- Your instructions
Leaving the pictures out, print the lines from the first line of the listing through the line containing "360, 370, 380];", exactly as they read, and no others.
☆ ☆ ☆
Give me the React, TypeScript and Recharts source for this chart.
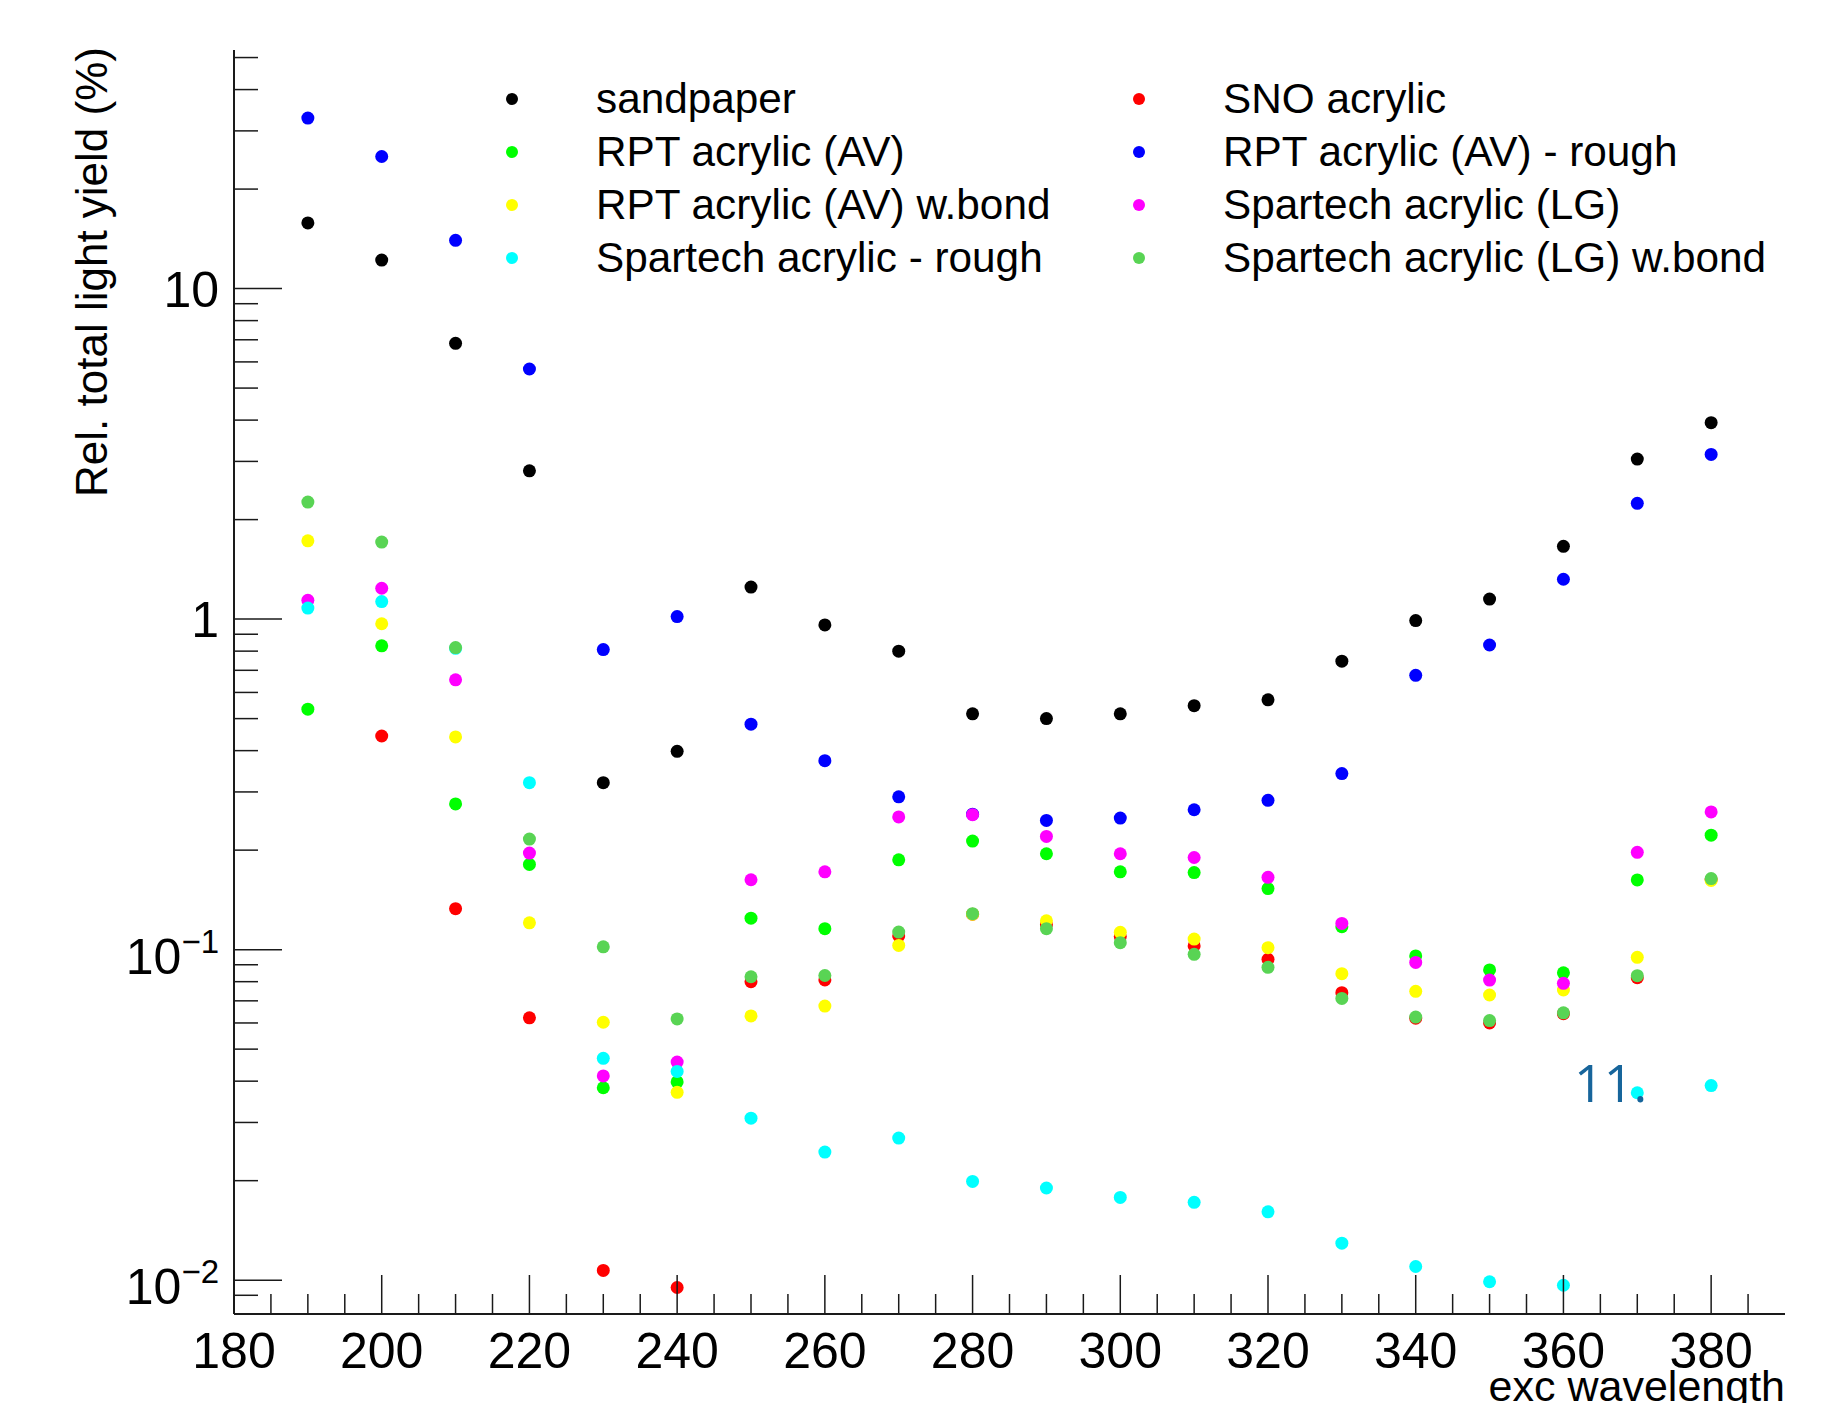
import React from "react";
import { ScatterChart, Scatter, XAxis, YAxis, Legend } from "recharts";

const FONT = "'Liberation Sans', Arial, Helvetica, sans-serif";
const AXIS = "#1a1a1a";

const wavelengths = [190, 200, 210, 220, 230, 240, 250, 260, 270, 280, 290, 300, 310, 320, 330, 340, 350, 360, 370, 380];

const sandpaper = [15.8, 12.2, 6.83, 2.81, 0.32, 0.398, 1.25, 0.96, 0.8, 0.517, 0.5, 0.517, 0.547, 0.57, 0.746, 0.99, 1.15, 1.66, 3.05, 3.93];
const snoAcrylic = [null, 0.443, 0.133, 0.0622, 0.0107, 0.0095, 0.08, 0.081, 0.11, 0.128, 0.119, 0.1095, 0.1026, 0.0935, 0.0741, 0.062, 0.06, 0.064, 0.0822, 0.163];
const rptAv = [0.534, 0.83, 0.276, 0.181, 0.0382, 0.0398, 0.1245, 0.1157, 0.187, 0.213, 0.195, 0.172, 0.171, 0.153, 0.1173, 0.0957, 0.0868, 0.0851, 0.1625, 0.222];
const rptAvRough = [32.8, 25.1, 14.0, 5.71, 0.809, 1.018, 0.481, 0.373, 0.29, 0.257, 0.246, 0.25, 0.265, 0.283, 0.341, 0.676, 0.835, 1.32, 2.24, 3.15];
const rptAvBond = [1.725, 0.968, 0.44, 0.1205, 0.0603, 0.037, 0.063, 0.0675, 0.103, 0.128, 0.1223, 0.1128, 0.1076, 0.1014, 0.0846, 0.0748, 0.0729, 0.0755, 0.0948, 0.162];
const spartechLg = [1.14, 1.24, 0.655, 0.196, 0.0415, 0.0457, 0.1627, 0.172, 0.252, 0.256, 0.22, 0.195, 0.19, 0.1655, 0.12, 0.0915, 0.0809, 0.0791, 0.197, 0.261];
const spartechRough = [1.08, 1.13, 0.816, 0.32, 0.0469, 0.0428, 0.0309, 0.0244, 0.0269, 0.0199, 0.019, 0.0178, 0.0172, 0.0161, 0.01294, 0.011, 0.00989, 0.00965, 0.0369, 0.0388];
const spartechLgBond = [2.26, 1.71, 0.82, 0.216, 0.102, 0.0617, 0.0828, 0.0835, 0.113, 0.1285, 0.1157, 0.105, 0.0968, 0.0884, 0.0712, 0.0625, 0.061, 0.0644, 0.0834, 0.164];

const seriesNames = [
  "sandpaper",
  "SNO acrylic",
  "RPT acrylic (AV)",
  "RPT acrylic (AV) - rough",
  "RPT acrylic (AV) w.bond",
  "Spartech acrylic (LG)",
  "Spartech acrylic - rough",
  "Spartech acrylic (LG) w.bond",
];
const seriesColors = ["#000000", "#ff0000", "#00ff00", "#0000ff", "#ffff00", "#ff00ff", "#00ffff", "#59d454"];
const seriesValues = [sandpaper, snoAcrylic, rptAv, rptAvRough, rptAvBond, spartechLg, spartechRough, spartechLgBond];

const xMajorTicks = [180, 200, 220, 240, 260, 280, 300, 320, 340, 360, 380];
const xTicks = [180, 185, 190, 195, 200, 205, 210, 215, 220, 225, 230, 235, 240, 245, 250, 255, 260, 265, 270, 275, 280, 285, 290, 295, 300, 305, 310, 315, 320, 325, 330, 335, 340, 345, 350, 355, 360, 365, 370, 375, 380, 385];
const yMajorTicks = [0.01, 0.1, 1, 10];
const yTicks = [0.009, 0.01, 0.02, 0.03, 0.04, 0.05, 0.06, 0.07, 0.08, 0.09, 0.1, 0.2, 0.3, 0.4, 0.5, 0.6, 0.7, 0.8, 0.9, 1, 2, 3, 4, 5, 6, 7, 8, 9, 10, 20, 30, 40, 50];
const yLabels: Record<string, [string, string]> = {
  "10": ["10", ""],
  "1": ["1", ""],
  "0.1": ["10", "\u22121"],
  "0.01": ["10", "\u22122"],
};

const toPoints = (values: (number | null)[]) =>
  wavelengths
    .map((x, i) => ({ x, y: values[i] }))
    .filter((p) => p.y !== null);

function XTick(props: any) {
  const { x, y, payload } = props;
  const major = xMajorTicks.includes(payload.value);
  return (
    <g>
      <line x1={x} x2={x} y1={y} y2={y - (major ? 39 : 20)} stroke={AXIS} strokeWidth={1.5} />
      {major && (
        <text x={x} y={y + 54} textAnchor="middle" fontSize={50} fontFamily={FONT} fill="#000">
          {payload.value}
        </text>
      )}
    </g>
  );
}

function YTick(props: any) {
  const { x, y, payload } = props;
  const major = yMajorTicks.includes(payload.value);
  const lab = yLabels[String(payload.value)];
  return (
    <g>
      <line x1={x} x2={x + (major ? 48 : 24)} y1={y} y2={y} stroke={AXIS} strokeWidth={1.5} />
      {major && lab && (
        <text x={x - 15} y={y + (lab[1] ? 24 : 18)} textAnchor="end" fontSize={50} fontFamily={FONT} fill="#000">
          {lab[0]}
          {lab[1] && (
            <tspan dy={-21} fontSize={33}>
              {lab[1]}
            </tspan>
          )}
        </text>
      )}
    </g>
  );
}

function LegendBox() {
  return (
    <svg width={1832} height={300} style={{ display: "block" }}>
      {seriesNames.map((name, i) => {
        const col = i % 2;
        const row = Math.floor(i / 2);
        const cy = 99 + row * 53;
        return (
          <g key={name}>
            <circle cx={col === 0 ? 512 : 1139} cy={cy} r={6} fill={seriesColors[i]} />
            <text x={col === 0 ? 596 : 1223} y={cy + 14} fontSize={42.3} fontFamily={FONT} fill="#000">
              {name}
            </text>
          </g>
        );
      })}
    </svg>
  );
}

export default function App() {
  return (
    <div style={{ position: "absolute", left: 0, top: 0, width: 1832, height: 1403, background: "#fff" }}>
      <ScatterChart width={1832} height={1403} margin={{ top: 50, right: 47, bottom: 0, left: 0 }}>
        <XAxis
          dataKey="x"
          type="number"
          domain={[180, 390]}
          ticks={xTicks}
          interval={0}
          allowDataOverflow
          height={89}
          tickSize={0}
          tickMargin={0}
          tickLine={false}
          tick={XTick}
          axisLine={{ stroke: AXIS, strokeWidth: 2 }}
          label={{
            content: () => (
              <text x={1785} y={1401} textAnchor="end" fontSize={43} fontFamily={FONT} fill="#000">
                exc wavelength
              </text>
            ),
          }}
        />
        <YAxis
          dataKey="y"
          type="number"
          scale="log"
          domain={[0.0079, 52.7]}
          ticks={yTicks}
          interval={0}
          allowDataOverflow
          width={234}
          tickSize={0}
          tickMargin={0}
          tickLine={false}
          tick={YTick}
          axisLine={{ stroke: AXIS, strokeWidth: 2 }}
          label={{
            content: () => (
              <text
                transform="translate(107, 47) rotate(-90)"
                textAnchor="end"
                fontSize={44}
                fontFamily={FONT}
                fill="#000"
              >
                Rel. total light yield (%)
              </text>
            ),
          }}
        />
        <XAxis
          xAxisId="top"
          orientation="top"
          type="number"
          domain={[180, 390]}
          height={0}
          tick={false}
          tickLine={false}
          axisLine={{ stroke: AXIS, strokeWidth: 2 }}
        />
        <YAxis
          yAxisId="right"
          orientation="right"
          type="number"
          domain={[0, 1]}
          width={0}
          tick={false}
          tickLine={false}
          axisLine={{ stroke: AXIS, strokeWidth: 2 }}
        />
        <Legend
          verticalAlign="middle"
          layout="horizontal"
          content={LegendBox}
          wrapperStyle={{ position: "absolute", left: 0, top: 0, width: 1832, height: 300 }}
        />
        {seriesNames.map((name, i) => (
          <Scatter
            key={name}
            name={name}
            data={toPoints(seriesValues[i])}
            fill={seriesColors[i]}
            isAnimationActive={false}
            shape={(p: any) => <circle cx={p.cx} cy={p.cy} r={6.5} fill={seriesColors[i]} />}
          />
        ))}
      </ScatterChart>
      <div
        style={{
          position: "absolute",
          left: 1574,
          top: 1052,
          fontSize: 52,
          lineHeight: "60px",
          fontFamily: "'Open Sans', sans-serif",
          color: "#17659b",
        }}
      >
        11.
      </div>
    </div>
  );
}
☆ ☆ ☆
- Answer
Give me the React, TypeScript and Recharts source for this chart.
import React from "react";
import { ScatterChart, Scatter, XAxis, YAxis, Legend } from "recharts";

const FONT = "'Liberation Sans', Arial, Helvetica, sans-serif";
const AXIS = "#1a1a1a";

const wavelengths = [190, 200, 210, 220, 230, 240, 250, 260, 270, 280, 290, 300, 310, 320, 330, 340, 350, 360, 370, 380];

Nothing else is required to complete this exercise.